When Beretta’s U22 Neos officially launched in 2002, its racy looks were different, unexpected and a breath of fresh air in a market dominated by clones and lookalikes. The single-action, blowback-operated, semi-auto pistol was chambered in .22 LR, a cartridge first introduced in 1887. Some traditionalists immediately labeled the pistol’s looks as futuristic and that, of course, led to scattered claims the gun was out of sync with the rimfire’s legacy. The fact that dozens of guns were already widely accepted as ideal for the diminutive ammo piled onto those claims.
There’s no doubt competition was stiff, but gun owners sang a different tune after they handled one in the store or witnessed the performance on the firing line. The styling was distinctive, and the sleek Italian looks oozed a high-speed style.
Yes, it wore a back-to-the-future 31st century look, but it carried all the features ideal for today’s shooters. Thanks to its ability to be field stripped into five major assemblies without tools, maintenance was a breeze. The pistol, which was designed and manufactured in the U.S, shipped from the factory with an ambidextrous safety.

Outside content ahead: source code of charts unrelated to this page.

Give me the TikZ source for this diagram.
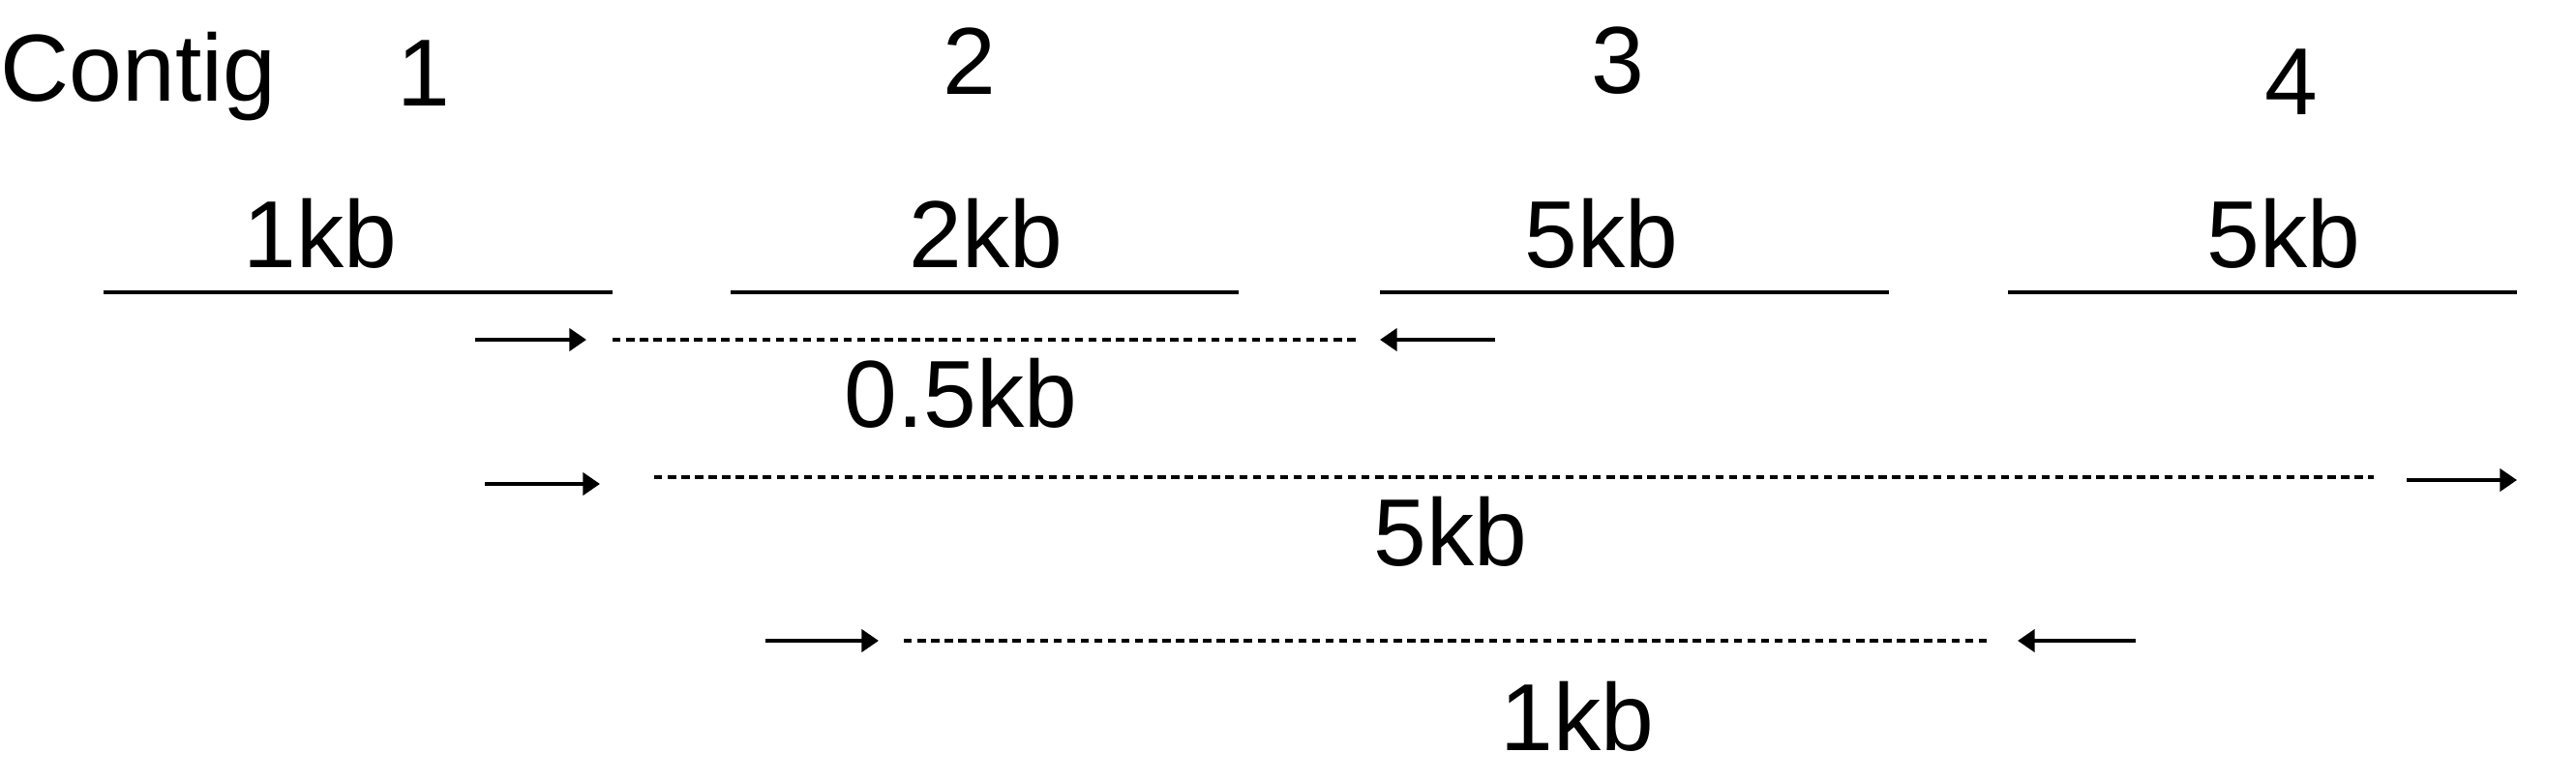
\documentclass[tikz,border=0pt]{standalone}
\usepackage{fontspec}
\setmainfont{Liberation Sans}
\usetikzlibrary{arrows.meta}

\begin{document}
\begin{tikzpicture}
        \useasboundingbox (0,0) rectangle (26.62,8.08);
        \begin{scope}[every node/.style={inner sep=0, font=\fontsize{28}{33}\selectfont}]
                \node[anchor=base west] (T) at (0,7.03) {Contig};
                \node (N1) at (4.38,7.32) {1};
                \node (N2) at (10.02,7.45) {2};
                \node (N3) at (16.72,7.45) {3};
                \node (N4) at (23.68,7.23) {4};
                \node (L1) at (3.31,5.67) {1kb};
                \node (L2) at (10.19,5.67) {2kb};
                \node (L3) at (16.55,5.67) {5kb};
                \node (L4) at (23.60,5.67) {5kb};
                \node (G1) at (9.93,4.02) {0.5kb};
                \node (G2) at (14.99,2.59) {5kb};
                \node (G3) at (16.30,0.68) {1kb};
        \end{scope}
        % contigs
        \coordinate (C1a) at (1.07,5.06);  \coordinate (C1b) at (6.33,5.06);
        \coordinate (C2a) at (7.55,5.06);  \coordinate (C2b) at (12.80,5.06);
        \coordinate (C3a) at (14.26,5.06); \coordinate (C3b) at (19.52,5.06);
        \coordinate (C4a) at (20.75,5.06); \coordinate (C4b) at (26.01,5.06);
        % read pairs
        \coordinate (A1a) at (4.91,4.57);  \coordinate (A1b) at (6.06,4.57);
        \coordinate (D1a) at (6.33,4.57);  \coordinate (D1b) at (14.02,4.57);
        \coordinate (B1a) at (15.45,4.57); \coordinate (B1b) at (14.26,4.57);
        \coordinate (A2a) at (5.01,3.08);  \coordinate (A2b) at (6.20,3.08);
        \coordinate (D2a) at (6.76,3.15);  \coordinate (D2b) at (24.53,3.15);
        \coordinate (B2a) at (24.87,3.12); \coordinate (B2b) at (26.01,3.12);
        \coordinate (A3a) at (7.91,1.46);  \coordinate (A3b) at (9.08,1.46);
        \coordinate (D3a) at (9.34,1.46);  \coordinate (D3b) at (20.58,1.46);
        \coordinate (B3a) at (22.07,1.46); \coordinate (B3b) at (20.85,1.46);
        \begin{scope}[every path/.style={line width=1.2pt}]
                \path (C1a) edge (C1b);
                \path (C2a) edge (C2b);
                \path (C3a) edge (C3b);
                \path (C4a) edge (C4b);
        \end{scope}
        \begin{scope}[every path/.style={line width=1.2pt, -{Triangle[length=5pt,width=6.5pt]}}]
                \path (A1a) edge (A1b);
                \path (B1a) edge (B1b);
                \path (A2a) edge (A2b);
                \path (B2a) edge (B2b);
                \path (A3a) edge (A3b);
                \path (B3a) edge (B3b);
        \end{scope}
        \begin{scope}[every path/.style={line width=1.1pt, dash pattern=on 2.4pt off 1.6pt}]
                \path (D1a) edge (D1b);
                \path (D2a) edge (D2b);
                \path (D3a) edge (D3b);
        \end{scope}
\end{tikzpicture}
\end{document}
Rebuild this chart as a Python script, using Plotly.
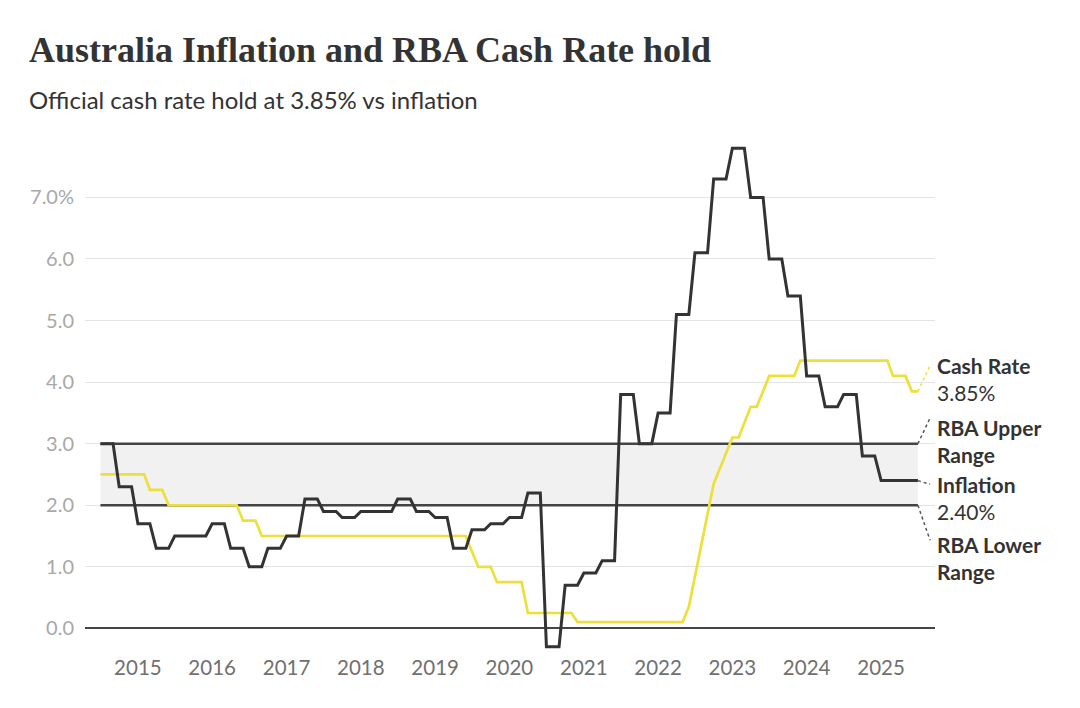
import pandas as pd
import plotly.graph_objects as go

# ---- data -------------------------------------------------------------
months = pd.date_range("2014-07-01", "2025-07-01", freq="MS")

inflation = [
    3.0, 3.0, 3.0, 2.3, 2.3, 2.3,                                   # 2014 Jul-Dec
    1.7, 1.7, 1.7, 1.3, 1.3, 1.3, 1.5, 1.5, 1.5, 1.5, 1.5, 1.5,     # 2015
    1.7, 1.7, 1.7, 1.3, 1.3, 1.3, 1.0, 1.0, 1.0, 1.3, 1.3, 1.3,     # 2016
    1.5, 1.5, 1.5, 2.1, 2.1, 2.1, 1.9, 1.9, 1.9, 1.8, 1.8, 1.8,     # 2017
    1.9, 1.9, 1.9, 1.9, 1.9, 1.9, 2.1, 2.1, 2.1, 1.9, 1.9, 1.9,     # 2018
    1.8, 1.8, 1.8, 1.3, 1.3, 1.3, 1.6, 1.6, 1.6, 1.7, 1.7, 1.7,     # 2019
    1.8, 1.8, 1.8, 2.2, 2.2, 2.2, -0.3, -0.3, -0.3, 0.7, 0.7, 0.7,  # 2020
    0.9, 0.9, 0.9, 1.1, 1.1, 1.1, 3.8, 3.8, 3.8, 3.0, 3.0, 3.0,     # 2021
    3.5, 3.5, 3.5, 5.1, 5.1, 5.1, 6.1, 6.1, 6.1, 7.3, 7.3, 7.3,     # 2022
    7.8, 7.8, 7.8, 7.0, 7.0, 7.0, 6.0, 6.0, 6.0, 5.4, 5.4, 5.4,     # 2023
    4.1, 4.1, 4.1, 3.6, 3.6, 3.6, 3.8, 3.8, 3.8, 2.8, 2.8, 2.8,     # 2024
    2.4, 2.4, 2.4, 2.4, 2.4, 2.4, 2.4,                              # 2025 Jan-Jul
]

cash_rate = [
    2.5, 2.5, 2.5, 2.5, 2.5, 2.5,                                               # 2014 Jul-Dec
    2.5, 2.5, 2.25, 2.25, 2.25, 2.0, 2.0, 2.0, 2.0, 2.0, 2.0, 2.0,              # 2015
    2.0, 2.0, 2.0, 2.0, 2.0, 1.75, 1.75, 1.75, 1.5, 1.5, 1.5, 1.5,              # 2016
    1.5, 1.5, 1.5, 1.5, 1.5, 1.5, 1.5, 1.5, 1.5, 1.5, 1.5, 1.5,                 # 2017
    1.5, 1.5, 1.5, 1.5, 1.5, 1.5, 1.5, 1.5, 1.5, 1.5, 1.5, 1.5,                 # 2018
    1.5, 1.5, 1.5, 1.5, 1.5, 1.5, 1.25, 1.0, 1.0, 1.0, 0.75, 0.75,              # 2019
    0.75, 0.75, 0.75, 0.25, 0.25, 0.25, 0.25, 0.25, 0.25, 0.25, 0.25, 0.1,      # 2020
    0.1, 0.1, 0.1, 0.1, 0.1, 0.1, 0.1, 0.1, 0.1, 0.1, 0.1, 0.1,                 # 2021
    0.1, 0.1, 0.1, 0.1, 0.1, 0.35, 0.85, 1.35, 1.85, 2.35, 2.6, 2.85,           # 2022
    3.1, 3.1, 3.35, 3.6, 3.6, 3.85, 4.1, 4.1, 4.1, 4.1, 4.1, 4.35,              # 2023
    4.35, 4.35, 4.35, 4.35, 4.35, 4.35, 4.35, 4.35, 4.35, 4.35, 4.35, 4.35,     # 2024
    4.35, 4.35, 4.1, 4.1, 4.1, 3.85, 3.85,                                      # 2025 Jan-Jul
]

rba_lower = 2.0
rba_upper = 3.0

year_ticks = [f"{y}-01-01" for y in range(2015, 2026)]
year_labels = [str(y) for y in range(2015, 2026)]
y_ticks = [0, 1, 2, 3, 4, 5, 6, 7]
y_labels = ["0.0", "1.0", "2.0", "3.0", "4.0", "5.0", "6.0", "7.0%"]

# ---- styling ----------------------------------------------------------
DARK = "#333333"
YELLOW = "#EEE03A"
FONT = "Lato"

fig = go.Figure()

band_x = [months[0], months[-1]]
fig.add_trace(go.Scatter(x=band_x, y=[rba_lower] * 2, mode="lines",
                         line=dict(color="#444444", width=2.5), hoverinfo="skip"))
fig.add_trace(go.Scatter(x=band_x, y=[rba_upper] * 2, mode="lines",
                         line=dict(color="#444444", width=2.5),
                         fill="tonexty", fillcolor="#F1F1F1", hoverinfo="skip"))
fig.add_trace(go.Scatter(x=months, y=cash_rate, mode="lines",
                         line=dict(color=YELLOW, width=2.7), name="Cash Rate"))
fig.add_trace(go.Scatter(x=months, y=inflation, mode="lines",
                         line=dict(color=DARK, width=3), name="Inflation"))

# leader lines
end = months[-1]
lead_end = "2025-08-30"
leaders = [
    (cash_rate[-1], 4.27, YELLOW),
    (rba_upper, 3.42, "#555555"),
    (inflation[-1], 2.34, "#555555"),
    (rba_lower, 1.43, "#555555"),
]
for y0, y1, c in leaders:
    fig.add_shape(type="line", x0=end, x1=lead_end, y0=y0, y1=y1,
                  xref="x", yref="y", line=dict(color=c, width=1.5, dash="dot"))

labels = [
    ("<b>Cash Rate</b><br>3.85%", 4.05),
    ("<b>RBA Upper</b><br><b>Range</b>", 3.05),
    ("<b>Inflation</b><br>2.40%", 2.12),
    ("<b>RBA Lower</b><br><b>Range</b>", 1.14),
]
for txt, yv in labels:
    fig.add_annotation(text=txt, xref="paper", x=1.0, yref="y", y=yv,
                       xanchor="left", yanchor="middle", align="left",
                       showarrow=False,
                       font=dict(family=FONT, size=21, color=DARK))

# title and subtitle
fig.add_annotation(text="<b>Australia Inflation and RBA Cash Rate hold</b>",
                   xref="paper", yref="paper", x=-0.0682, y=1.181,
                   xanchor="left", yanchor="middle", showarrow=False,
                   font=dict(family="Liberation Serif", size=36, color=DARK))
fig.add_annotation(text="Official cash rate hold at 3.85% vs inflation",
                   xref="paper", yref="paper", x=-0.0682, y=1.083,
                   xanchor="left", yanchor="middle", showarrow=False,
                   font=dict(family=FONT, size=24, color=DARK))

fig.update_layout(
    width=1080, height=708,
    margin=dict(l=85, r=145, t=141.6, b=55.4),
    plot_bgcolor="white", paper_bgcolor="white",
    showlegend=False,
    font=dict(family=FONT),
    xaxis=dict(range=["2014-04-16", "2025-09-23"], tickvals=year_ticks,
               ticktext=year_labels, showgrid=False, zeroline=False,
               showline=False, ticks="",
               tickfont=dict(family=FONT, size=20.5, color="#707070")),
    yaxis=dict(range=[-0.4, 7.9], tickvals=y_ticks, ticktext=y_labels,
               showgrid=True, gridcolor="#E4E4E4", gridwidth=1,
               zeroline=True, zerolinecolor="#444444", zerolinewidth=2,
               showline=False, ticks="", ticklabelstandoff=10,
               tickfont=dict(family=FONT, size=20, color="#A8A8A8")),
)

fig.write_html("out.html")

By 2003, the response had warmed up significantly, and the company responded with “Deluxe” models it labeled as U22 Neos DLX. They were available with barrels of either 7.5" or 6", and the trigger was adjustable for overtravel. Front and rear sights were replaceable. In 2004, the gun’s modularity shone when Beretta introduced a carbine-conversion kit. In it, Beretta included a skeletonized rifle stock and a fore-end assembly with a longer barrel, and the gun retained its optic rail.
All models had Weaver-style rail atop the slide, which made optic mounting a breeze. Standard versions came with an adjustable sight at the rear and removable one up front. The was gun ready for the range right out of the box. Magazine capacity was 10 rounds, and the frame was constructed from fiberglass-reinforced polymer. Non-slip inserts in the grip ensured its user a solid hold, even with sweaty palms or when Mother Nature got nasty. Reviews of the fit and finish were glowing, and complaints about the gun’s feel remained unicorn-scarce.
Originally billed as an entry-level rimfire plinker, it earned a solid reputation as a viable practice alternative. The standard configurations were all-black or a black frame and stainless finish on the slide, but it appeared in several color patterns throughout the years. The exotic looks enticed more than a few experienced and knowledgeable gun owners into adding another rimfire to their safes.
MSRPs were in the $300 range, approaching $400 when Beretta, unfortunately, discontinued the versatile handgun. The last factory-fresh models produced had 4.5" barrels, measured 8.8" in length and weighed 31.7 ozs., (unloaded).
It’s a shame the millions of first-time gun owners that purchased in the last few years will never experience the U22 Neos as an original owner. They can, however, still find them on the used market. Odds of finding one with a low round count are quite low, though. The U22 Neos was much fun to shoot and whether offered for practice or plinking, we’re hoping Beretta brings it back soon.